The full proposed approach can be described in the following manner. First, the brain area is cropped from the input MRI images to remove irrelevant backgrounds. Segmentation is then applied to generate their corresponding segmentation masks that highlight the tumor area. The aim of applying segmentation in our study is that the proposed augmentation techniques depend mainly on segmentation. Thus, segmentation is a crucial step in this study to generate the segmentation masks, and accordingly the proposed augmentation techniques can be applied. A U-Net like architecture called VGGUNET is used, which take advantage of using a pre-trained VGG16 network instead of the default encoder of U-Net. It achieved 85.82% and 82% Dice coefficients on the validation and testing sets respectively. In addition, it outperformed the other segmentation models used, including U-Net, SegNet, and ResUNet. Thereafter, VGGUNET is used to obtain the segmentation masks for the input training MRI images.

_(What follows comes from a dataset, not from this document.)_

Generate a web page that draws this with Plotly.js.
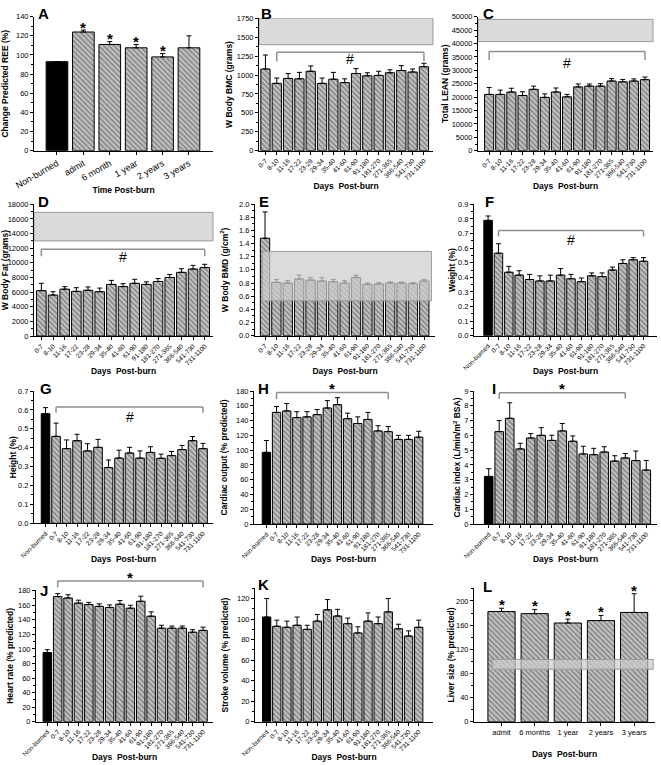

Finally, different pre-trained classifiers are used including VGG16, VGG19, DensNet121, ResNet50, IncepitonV3, Xception, and MobileNetV2. They are trained and validated on the train split (80%) and validation split (20%) of the SPMRI dataset respectively and tested on Br35H dataset. VGG19 achieved the best results among them and thus, it is furtherly selected to be used along with the proposed augmentation techniques. Initially, each augmentation technique is applied individually to observe its effect on the classification model. Afterwards, more augmentation techniques are used together to generate more diverse samples. The best validation accuracy obtained is 100% when using the Cutoff and RegionInpaint augmentation techniques while the best testing accuracy achieved is 96.88% when using all the augmentation techniques together. The results obtained reveal that the proposed augmentation techniques guarantee a well-generalized model with superior performance, surpassing other studies that have applied other common augmentation techniques.
Although our proposed augmentation techniques along with the used models achieved promising results, there is still a number of challenges and future works to consider. First, we aim to apply the novel proposed augmentation techniques to other applicable medical datasets. In addition, we will investigate to experiment more deep learning models in the segmentation and classification steps with reduced time complexity to ease their deployment in a real-time environment. Moreover, one limitation of the proposed RegionInpaint augmentation is that we can only generate limited number of images according to the number of samples in the class that we are interested to remove the region of interest from (i.e., Tumor area in our case). Another constraint of this study is that the proposed augmentation techniques depend mainly on the segmentation step. Thus, if the annotated segmentation masks are not available for a specific task, the proposed augmentation techniques cannot be applied.